■ **EXTRACTED DATA**:
--*--

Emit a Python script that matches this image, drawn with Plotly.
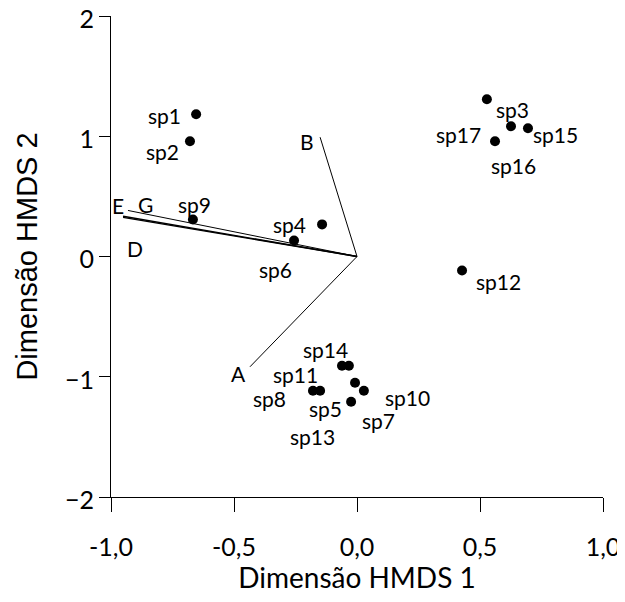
import plotly.graph_objects as go

# Species scores
species = ["sp1", "sp2", "sp9", "sp4", "sp6", "sp3", "sp17", "sp15", "sp16", "sp12",
           "sp14", "sp11", "sp8", "sp5", "sp13", "sp7", "sp10"]
sx = [-0.654, -0.679, -0.667, -0.142, -0.256, 0.528, 0.626, 0.695, 0.561, 0.427,
      -0.061, -0.150, -0.179, -0.024, -0.033, 0.028, -0.008]
sy = [1.183, 0.958, 0.308, 0.267, 0.133, 1.308, 1.083, 1.067, 0.958, -0.117,
      -0.908, -1.117, -1.117, -1.208, -0.908, -1.117, -1.050]
# label offsets in pixels (style)
lab_dx = [-32, -27, 2, -33, -19, 26, -53, 28, 18, 36, -16, -25, -43, -26, -36, 15, 52]
lab_dy = [-1, -10, 15, 0, -29, -10, -8, -6, -24, -11, 16, 16, -8, -7, -71, -30, -15]

# Environmental vectors
vec_names = ["A", "B", "D", "E", "G"]
vx = [-0.435, -0.150, -0.951, -0.951, -0.931]
vy = [-0.917, 0.992, 0.325, 0.335, 0.383]
vec_lab_x = [-0.483, -0.203, -0.902, -0.971, -0.858]
vec_lab_y = [-0.975, 0.958, 0.067, 0.425, 0.433]

FONT = "Lato"
fig = go.Figure()

for name, x, y in zip(vec_names, vx, vy):
    fig.add_trace(go.Scatter(x=[0, x], y=[0, y], mode="lines",
                             line=dict(color="black", width=1.4 if name in ("D", "E") else 1),
                             showlegend=False, hoverinfo="skip"))

fig.add_trace(go.Scatter(x=sx, y=sy, mode="markers",
                         marker=dict(color="black", size=10),
                         showlegend=False))

for name, x, y, dx, dy in zip(species, sx, sy, lab_dx, lab_dy):
    fig.add_annotation(x=x, y=y, text=name, showarrow=False, xshift=dx, yshift=dy,
                       font=dict(family=FONT, size=21, color="black"))

for name, x, y in zip(vec_names, vec_lab_x, vec_lab_y):
    fig.add_annotation(x=x, y=y, text=name, showarrow=False,
                       font=dict(family=FONT, size=21, color="black"))

fig.update_layout(
    width=617, height=586,
    margin=dict(l=103, r=22, t=8, b=97),
    paper_bgcolor="white", plot_bgcolor="white",
    font=dict(family=FONT, size=26, color="black"),
    xaxis=dict(range=[-1, 1], tickvals=[-1, -0.5, 0, 0.5, 1],
               ticktext=["-1,0", "-0,5", "0,0", "0,5", "1,0"],
               showline=True, linecolor="black", linewidth=1.2,
               ticks="outside", ticklen=14, tickcolor="black",
               showgrid=False, zeroline=False, automargin=False,
               tickfont=dict(size=25), ticklabeloverflow="allow",
               ticklabelstandoff=14,
               title=dict(text="Dimensão HMDS 1", font=dict(size=28), standoff=10)),
    yaxis=dict(range=[-2, 2], tickvals=[-2, -1, 0, 1, 2],
               showline=True, linecolor="black", linewidth=1.2,
               ticks="outside", ticklen=11, tickcolor="black",
               showgrid=False, zeroline=False, automargin=False,
               tickfont=dict(size=25), ticklabeloverflow="allow",
               ticklabelshift=3,
               title=dict(text="Dimensão HMDS 2", font=dict(size=29, family="Liberation Sans"), standoff=18)),
)

fig.write_html("out.html")
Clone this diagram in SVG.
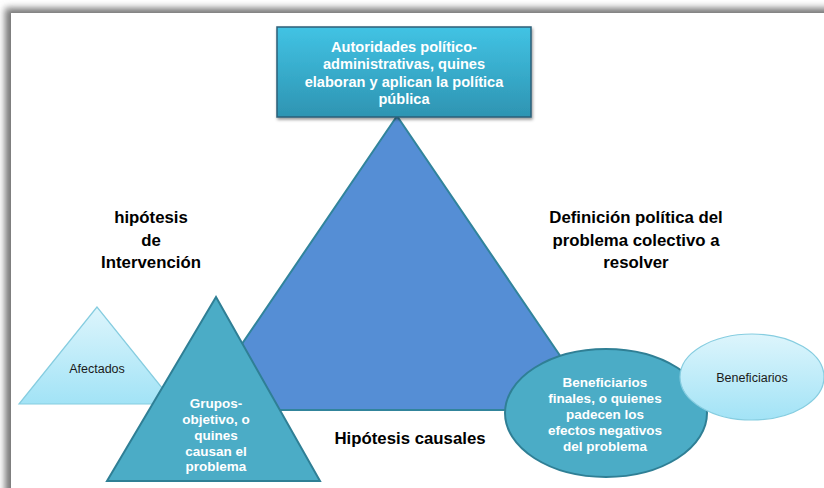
<svg xmlns="http://www.w3.org/2000/svg" width="824" height="488" viewBox="0 0 824 488">
<defs>
<style>
.lbl{font-family:"Liberation Sans",Arial,sans-serif;font-weight:bold;font-size:16.8px;fill:#000;text-anchor:middle}
.wt{font-family:"Liberation Sans",Arial,sans-serif;font-weight:bold;font-size:13.5px;fill:#fff;text-anchor:middle}
.wtop{font-family:"Liberation Sans",Arial,sans-serif;font-weight:bold;font-size:14.6px;fill:#fff;text-anchor:middle}
.dk{font-family:"Liberation Sans",Arial,sans-serif;font-size:12.5px;fill:#1a1a1a;text-anchor:middle}
.teal{fill:#4BACC6;stroke:#2F7F95;stroke-width:2}
.light{fill:url(#lg);stroke:#86CDE0;stroke-width:1.2}
</style>
<linearGradient id="lg" x1="0" y1="0" x2="0" y2="1">
<stop offset="0" stop-color="#DDF5FC"/>
<stop offset="1" stop-color="#A2E3F6"/>
</linearGradient>
<linearGradient id="rg" x1="0" y1="0" x2="0" y2="1">
<stop offset="0" stop-color="#41C3E4"/>
<stop offset="1" stop-color="#2E94B2"/>
</linearGradient>
<filter id="frameShadow" x="-5%" y="-5%" width="110%" height="110%">
<feGaussianBlur stdDeviation="3.5"/>
</filter>
<filter id="sh" x="-10%" y="-10%" width="120%" height="130%">
<feDropShadow dx="1" dy="2" stdDeviation="1.5" flood-color="#000" flood-opacity="0.4"/>
</filter>
</defs>
<rect x="0" y="0" width="824" height="488" fill="#fff"/>
<rect x="5" y="8" width="840" height="500" fill="#777" filter="url(#frameShadow)"/>
<rect x="11" y="13" width="830" height="500" fill="#fff"/>

<g id="triangulo-central">
<polygon points="397,116 197,410 597,410" fill="#558ED5" stroke="#31849B" stroke-width="2"/>
</g>

<g id="autoridades">
<rect x="277" y="27" width="254" height="90" fill="url(#rg)" stroke="#2C5F78" stroke-width="1.5" filter="url(#sh)"/>
<text class="wtop" x="404" y="52">Autoridades político-</text>
<text class="wtop" x="404" y="69">administrativas, quines</text>
<text class="wtop" x="404" y="87">elaboran y aplican la política</text>
<text class="wtop" x="404" y="104">pública</text>
</g>

<g id="hipotesis-intervencion">
<text class="lbl" x="151" y="223">hipótesis</text>
<text class="lbl" x="151" y="246">de</text>
<text class="lbl" x="151" y="268">Intervención</text>
</g>

<g id="definicion-politica">
<text class="lbl" x="636" y="223">Definición política del</text>
<text class="lbl" x="636" y="246">problema colectivo a</text>
<text class="lbl" x="636" y="268">resolver</text>
</g>

<g id="hipotesis-causales">
<text class="lbl" x="410" y="444">Hipótesis causales</text>
</g>

<g id="afectados">
<polygon class="light" points="97,307 19,404 175,404"/>
<text class="dk" x="97" y="373">Afectados</text>
</g>

<g id="grupos-objetivo">
<polygon class="teal" points="216,297 107,481 320,481"/>
<text class="wt" x="216" y="408">Grupos-</text>
<text class="wt" x="216" y="424">objetivo, o</text>
<text class="wt" x="216" y="440">quines</text>
<text class="wt" x="216" y="456">causan el</text>
<text class="wt" x="216" y="471">problema</text>
</g>

<g id="beneficiarios-finales">
<ellipse class="teal" cx="606" cy="413" rx="101" ry="64"/>
<text class="wt" x="605" y="387">Beneficiarios</text>
<text class="wt" x="605" y="403">finales, o quienes</text>
<text class="wt" x="605" y="419">padecen los</text>
<text class="wt" x="605" y="435">efectos negativos</text>
<text class="wt" x="605" y="451">del problema</text>
</g>

<g id="beneficiarios">
<ellipse class="light" cx="752" cy="377" rx="72" ry="43"/>
<text class="dk" x="752" y="382">Beneficiarios</text>
</g>
</svg>
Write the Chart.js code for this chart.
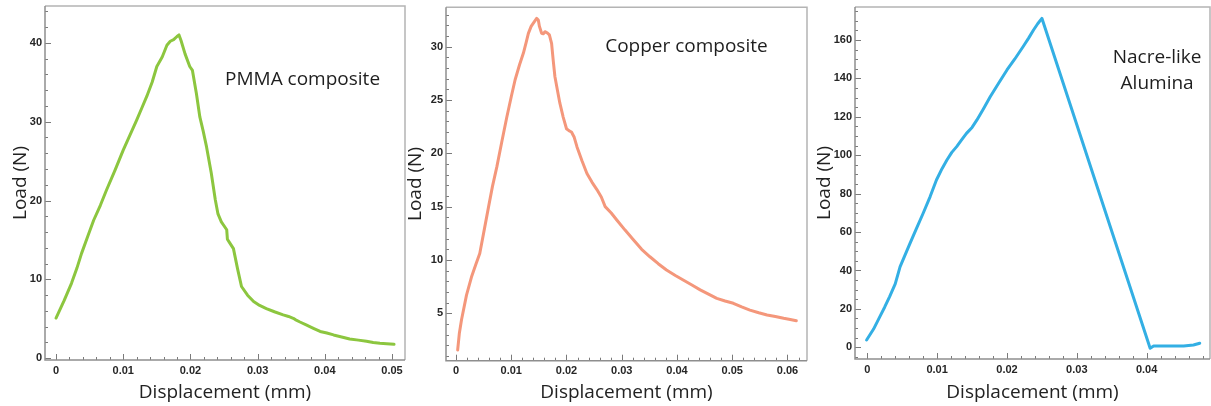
<!DOCTYPE html>
<html>
<head>
<meta charset="utf-8">
<title>Load vs displacement</title>
<script src="https://cdn.jsdelivr.net/npm/chart.js@4.4.1/dist/chart.umd.min.js"></script>
<style>
  html, body { margin: 0; padding: 0; background: #fff; }
  #wrap { position: relative; width: 1211px; height: 406px; overflow: hidden; }
  #wrap canvas { position: absolute; left: 0; top: 0; }
</style>
</head>
<body>
<div id="wrap">
  <canvas id="pmmaChart" width="1211" height="406"></canvas>
  <canvas id="copperChart" width="1211" height="406"></canvas>
  <canvas id="aluminaChart" width="1211" height="406"></canvas>
</div>
<script>
// displacement (mm), load (N)
const pmmaCurve = [
  [0, 5.1], [0.0012, 7.3], [0.0023, 9.5], [0.0031, 11.4], [0.0038, 13.3], [0.0047, 15.4],
  [0.0056, 17.5], [0.0066, 19.4], [0.0075, 21.3], [0.0088, 23.9], [0.0100, 26.4], [0.0110, 28.3],
  [0.0120, 30.2], [0.0128, 31.8], [0.0135, 33.2], [0.0143, 35.0], [0.0150, 37.0], [0.0158, 38.2],
  [0.0165, 39.7], [0.0170, 40.2], [0.0175, 40.4], [0.0180, 40.8], [0.0183, 41.0], [0.0186, 40.3],
  [0.0192, 38.6], [0.0199, 37.0], [0.0203, 36.5], [0.0209, 33.5], [0.0214, 30.6], [0.0219, 28.8],
  [0.0224, 26.8], [0.0231, 23.5], [0.0237, 20.1], [0.0241, 18.3], [0.0246, 17.3], [0.0254, 16.3],
  [0.0255, 15.1], [0.0258, 14.7], [0.0264, 13.9], [0.0270, 11.4], [0.0276, 9.1], [0.0285, 8.0],
  [0.0294, 7.2], [0.0303, 6.7], [0.0313, 6.3], [0.0325, 5.9], [0.0338, 5.5], [0.0346, 5.3],
  [0.0353, 5.07], [0.0356, 4.9], [0.0363, 4.6], [0.0373, 4.2], [0.0383, 3.8], [0.0393, 3.4],
  [0.0403, 3.2], [0.0413, 2.96], [0.0425, 2.7], [0.0437, 2.45], [0.0450, 2.3], [0.0462, 2.15],
  [0.0472, 2.0], [0.0482, 1.9], [0.0492, 1.85], [0.0503, 1.77]
];

const copperCurve = [
  [0.0003, 1.56], [0.0006, 3.1], [0.0010, 4.4], [0.0019, 6.7], [0.0028, 8.4], [0.0036, 9.6],
  [0.0043, 10.6], [0.0051, 12.8], [0.0059, 15.0], [0.0066, 16.9], [0.0074, 18.75], [0.0083, 21.1],
  [0.0092, 23.4], [0.0100, 25.3], [0.0107, 26.9], [0.0115, 28.3], [0.0122, 29.4], [0.0127, 30.4],
  [0.0131, 31.25], [0.0136, 31.9], [0.0140, 32.2], [0.0146, 32.65], [0.0149, 32.5], [0.0151, 31.9],
  [0.0155, 31.25], [0.0158, 31.2], [0.0161, 31.4], [0.0165, 31.3], [0.0169, 31.1], [0.0173, 30.3],
  [0.0176, 28.7], [0.0179, 27.2], [0.0184, 25.8], [0.0188, 24.7], [0.0194, 23.4], [0.0200, 22.3],
  [0.0205, 22.1], [0.0209, 22.0], [0.0214, 21.5], [0.0219, 20.6], [0.0228, 19.3], [0.0237, 18.1],
  [0.0246, 17.3], [0.0255, 16.6], [0.0263, 15.9], [0.0270, 15.0], [0.0281, 14.4], [0.0291, 13.75],
  [0.0306, 12.8], [0.0321, 11.9], [0.0336, 11.0], [0.0351, 10.3], [0.0366, 9.65], [0.0381, 9.06],
  [0.0397, 8.55], [0.0412, 8.1], [0.0427, 7.65], [0.0442, 7.2], [0.0457, 6.8], [0.0472, 6.4],
  [0.0487, 6.15], [0.0502, 5.94], [0.0517, 5.6], [0.0532, 5.3], [0.0548, 5.05], [0.0563, 4.84],
  [0.0578, 4.7], [0.0593, 4.53], [0.0605, 4.42], [0.0616, 4.3]
];

const aluminaCurve = [
  [-0.0001, 3.8], [0.0009, 9.5], [0.0018, 16], [0.0025, 21], [0.0032, 26.4], [0.0040, 33],
  [0.0047, 42], [0.0054, 48], [0.0061, 54], [0.0070, 61.5], [0.0080, 69.8], [0.0090, 78.5],
  [0.0099, 87.1], [0.0107, 93], [0.0114, 97.5], [0.0121, 101.5], [0.0128, 104.5], [0.0135, 108],
  [0.0142, 111.4], [0.0150, 114.5], [0.0157, 118.4], [0.0166, 124], [0.0176, 130.5], [0.0188, 137.5],
  [0.0200, 144.4], [0.0211, 150], [0.0223, 156.5], [0.0231, 161], [0.0238, 165.2], [0.0244, 168.5],
  [0.0250, 171.3], [0.0405, -0.5], [0.0410, 0.7], [0.0453, 0.7], [0.0467, 1.2], [0.0476, 2.1]
];

// tick labels
const pmmaXTicks = [0, 0.01, 0.02, 0.03, 0.04, 0.05];
const pmmaYTicks = [0, 10, 20, 30, 40];
const copperXTicks = [0, 0.01, 0.02, 0.03, 0.04, 0.05, 0.06];
const copperYTicks = [5, 10, 15, 20, 25, 30];
const aluminaXTicks = [0, 0.01, 0.02, 0.03, 0.04];
const aluminaYTicks = [0, 20, 40, 60, 80, 100, 120, 140, 160];

const W = 1211, H = 406;
const TITLE_FONT = { family: '"Open Sans", sans-serif', size: 19 };
const TICK_FONT = { family: '"Liberation Sans", Arial, sans-serif', size: 11, weight: 'bold' };

const panels = [
  {
    id: 'pmmaChart', curve: pmmaCurve, color: '#8cc63f',
    xTicks: pmmaXTicks, yTicks: pmmaYTicks, xMinor: 0.002, yMinor: 2,
    xRange: [-0.00164, 0.05193], yRange: [-0.22, 44.67],
    box: { scaleLeft: 6.6, left: 45, right: 405, top: 6, bottom: 360 },
    note: { lines: ['PMMA composite'], x: 0.02515, y: 34.7, align: 'left' }
  },
  {
    id: 'copperChart', curve: copperCurve, color: '#f4977b',
    xTicks: copperXTicks, yTicks: copperYTicks, xMinor: 0.002, yMinor: 1,
    xRange: [-0.00181, 0.06353], yRange: [0.555, 33.69],
    box: { scaleLeft: 401.6, left: 446, right: 807, top: 7.3, bottom: 360.7 },
    note: { lines: ['Copper composite'], x: 0.027, y: 29.5, align: 'left' }
  },
  {
    id: 'aluminaChart', curve: aluminaCurve, color: '#33afe4',
    xTicks: aluminaXTicks, yTicks: aluminaYTicks, xMinor: 0.002, yMinor: 5,
    xRange: [-0.00176, 0.04907], yRange: [-6.09, 177.2],
    box: { scaleLeft: 810.1, left: 855, right: 1210, top: 7, bottom: 359 },
    note: { lines: ['Nacre-like', 'Alumina'], x: 0.0415, y: 148, align: 'center', gap: 26 }
  }
];

// frame, inward tick marks and the in-plot caption
const framePlugin = {
  id: 'framePlugin',
  beforeDatasetsDraw(chart, args, opts) {
    const { ctx, chartArea: a, scales: { x, y } } = chart;
    ctx.save();
    ctx.lineCap = 'butt';
    ctx.lineWidth = 1.5;
    ctx.strokeStyle = '#b4b4b4';
    ctx.beginPath();
    ctx.moveTo(a.left, a.top); ctx.lineTo(a.right, a.top); ctx.lineTo(a.right, a.bottom);
    ctx.stroke();

    ctx.lineWidth = 1;
    ctx.strokeStyle = '#7a7a7a';
    const eps = 1e-9;
    for (let v = Math.ceil(x.min / opts.xMinor) * opts.xMinor; v <= x.max + eps; v += opts.xMinor) {
      const major = opts.xTicks.some(t => Math.abs(t - v) < opts.xMinor / 10);
      const px = Math.round(x.getPixelForValue(v)) + 0.5;
      ctx.beginPath(); ctx.moveTo(px, a.bottom); ctx.lineTo(px, a.bottom - (major ? 6 : 3)); ctx.stroke();
    }
    for (let v = Math.ceil(y.min / opts.yMinor) * opts.yMinor; v <= y.max + eps; v += opts.yMinor) {
      const major = opts.yTicks.some(t => Math.abs(t - v) < opts.yMinor / 10);
      const py = Math.round(y.getPixelForValue(v)) + 0.5;
      ctx.beginPath(); ctx.moveTo(a.left, py); ctx.lineTo(a.left + (major ? 6 : 3), py); ctx.stroke();
    }

    ctx.lineWidth = 1.5;
    ctx.strokeStyle = '#8e8e8e';
    ctx.beginPath();
    ctx.moveTo(a.left, a.top); ctx.lineTo(a.left, a.bottom); ctx.lineTo(a.right, a.bottom);
    ctx.stroke();
    ctx.restore();
  },
  afterDatasetsDraw(chart, args, opts) {
    const { ctx, scales: { x, y } } = chart;
    const n = opts.note;
    ctx.save();
    ctx.font = '19px "Open Sans", sans-serif';
    ctx.fillStyle = '#1e1e1e';
    ctx.textAlign = n.align;
    ctx.textBaseline = 'alphabetic';
    const px = x.getPixelForValue(n.x);
    const py = y.getPixelForValue(n.y);
    n.lines.forEach((t, i) => ctx.fillText(t, px, py + i * (n.gap || 0)));
    ctx.restore();
  }
};

function buildPanel(p) {
  const b = p.box;
  return new Chart(document.getElementById(p.id), {
    type: 'scatter',
    data: {
      datasets: [{
        data: p.curve.map(([dx, load]) => ({ x: dx, y: load })),
        showLine: true,
        borderColor: p.color,
        borderWidth: 3,
        borderJoinStyle: 'round',
        borderCapStyle: 'round',
        pointRadius: 0,
        fill: false,
        tension: 0
      }]
    },
    options: {
      responsive: false,
      animation: false,
      events: [],
      layout: { padding: { left: b.scaleLeft, right: W - b.right, top: b.top, bottom: 0 } },
      plugins: {
        legend: { display: false },
        tooltip: { enabled: false },
        framePlugin: { xTicks: p.xTicks, yTicks: p.yTicks, xMinor: p.xMinor, yMinor: p.yMinor, note: p.note }
      },
      scales: {
        x: {
          type: 'linear', min: p.xRange[0], max: p.xRange[1],
          grid: { display: false, drawTicks: false },
          border: { display: false },
          ticks: {
            autoSkip: false, maxRotation: 0, padding: 4,
            font: TICK_FONT, color: '#262626',
            callback: v => String(v)
          },
          afterBuildTicks: s => { s.ticks = p.xTicks.map(v => ({ value: v })); },
          afterFit: s => {
            s.height = H - b.bottom;
            s.paddingLeft = s.paddingRight = s.paddingTop = s.paddingBottom = 0;
          },
          title: {
            display: true, text: 'Displacement (mm)', font: TITLE_FONT, color: '#222',
            padding: { top: 0, bottom: 2 }
          }
        },
        y: {
          type: 'linear', min: p.yRange[0], max: p.yRange[1],
          grid: { display: false, drawTicks: false },
          border: { display: false },
          ticks: {
            autoSkip: false, padding: 3,
            font: TICK_FONT, color: '#262626',
            callback: v => String(v)
          },
          afterBuildTicks: s => { s.ticks = p.yTicks.map(v => ({ value: v })); },
          afterFit: s => {
            s.width = b.left - b.scaleLeft;
            s.paddingLeft = s.paddingRight = s.paddingTop = s.paddingBottom = 0;
          },
          title: {
            display: true, text: 'Load (N)', font: TITLE_FONT, color: '#222',
            padding: { top: 3, bottom: 0 }
          }
        }
      }
    },
    plugins: [framePlugin]
  });
}

panels.forEach(buildPanel);
</script>
</body>
</html>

--*--

■ **YOUR TASK**:
Each line that holds the word "this" should be extracted from the records.

■ **WRITTEN REPLY**:
Emit a Python script that matches this image, drawn with Plotly.
Clone this diagram in SVG.
Write the Chart.js code for this chart.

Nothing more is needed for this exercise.